The magazine presented Japan — the richest nation in Asia — in contrast to its neighbor, China, which was in the middle of a chaotic period of upheaval. Although Japan kept an even keel, as its recent elections had shown, the nation was experiencing its own kind of change, as citizens and observers alike wondered whether Sato and his government would begin to push Japan out of the post-World War II bubble in which it still resided:

[Japan’s intellectuals] recognize the diversity in the Communist world, contend that unfettered by ideology, Japan should be ready for all sorts of actions or options. In their demands for a more sophisticated foreign policy, they have given impetus to Premier Sato’s idea of a Japan fully involved with the rest of Asia. Their leader is Tokyo University Professor Yonosuke Nagai, 42, who maintains that the Sino-Soviet split and the unspoken “cold alliance” between Russia and the U.S. have given Japan the chance to recover power. Thus, while Japan is undoubtedly a bulwark of democracy in Asia, the U.S. will have to learn not to lean too hard on it or to take Japan for granted. Eventually, Japan will be strong and confident enough to go her own way—and that way may not always be precisely the U.S.’s way.
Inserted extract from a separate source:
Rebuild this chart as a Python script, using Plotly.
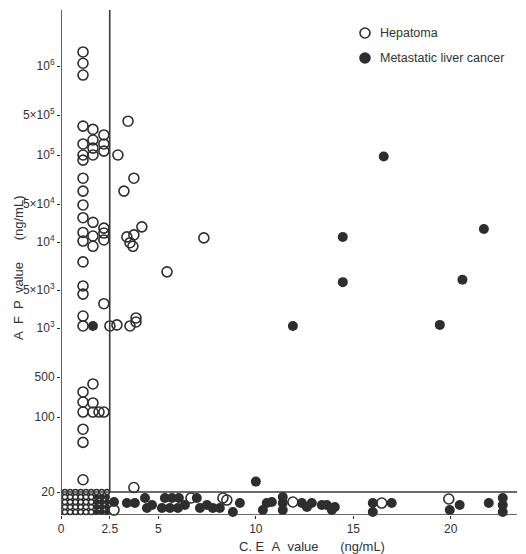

For now, though, most Japanese—including many of its government leaders—are quite content to remain passive and to rely totally on trade with the West and the U.S. nuclear umbrella to prolong the 21-year postwar honeymoon of peace and prosperity. After all, Article 9 of the U.S.-imposed constitution forbids war for any purpose but “self-defense.” Japan today spends less on defense ($1.3 billion a year, or barely 1% of its gross national product) than any other major industrial nation.

That said, the magazine also used the opportunity to present an overview of Japanese culture. While certainly indulging in some stereotypes (the average Japanese person “sees no absurdity in sitting on a tatami mat in loose-flowing kimono to eat a breakfast of cornflakes and coffee”), was a relatively nuanced look at the best the country had to offer, from novelists like Kenzaburo Oe to filmmakers like Akira Kurosawa and artists like Kiyoshi Saito, who had created that week’s cover image.

Surprise bestseller: Sen. Everett McKinley Dirksen’s recitation album Gallant Men: Stories of the American Adventure was a big hit — prompting a dust-up between the Senator (who opposed compulsory union membership) and the American Federation of Television and Radio Artists, which insisted that he owed fees and dues.

Beard police: An interesting side note to Cold War concern over the doings of communist nations comes courtesy of this odd little item in the world news section, reporting that Romania had banned beards.

Abortion debate: The religion section presented an overview of the growing debate over legalizing abortion in the United States, as individual states and several other religious groups found themselves in opposition to the Catholic Church’s strict anti-abortion stance. The more permissive stance lined up with public opinion, the story noted, as a survey had found that “71% favored legal abortion when the woman’s health is seriously endangered, 56% when the pregnancy resulted from rape, and 55% when there is strong likelihood that the child would be born defective.” And, though the conversation about abortion has changed, that feeling has remained substantially the same: as of mid-2016, Gallup found that 79% of respondents believed the procedure should be legal in some or all cases.

Future tech: These days the use of a beeper or pager may seem like something straight out of Clueless, but it turns out the technology is a lot older than that, as TIME reported on their usefulness in the late ’60s: “With receivers as small and totable as a hip flask, one-way radio pagers are now a hot item. Some emit only a beep that tells the recipient to call his office from wherever he is. Others give out a beep-voice combination. Either way, the system is simple in concept: Party A wants to reach Party B, who is nowhere near a telephone. Party A calls a radio-paging center. There, an operator sends out an individually toned beep, or a voice instruction, to Party B, who is wearing a paging device. Party B goes to a telephone and calls in, or follows the vocal instruction.”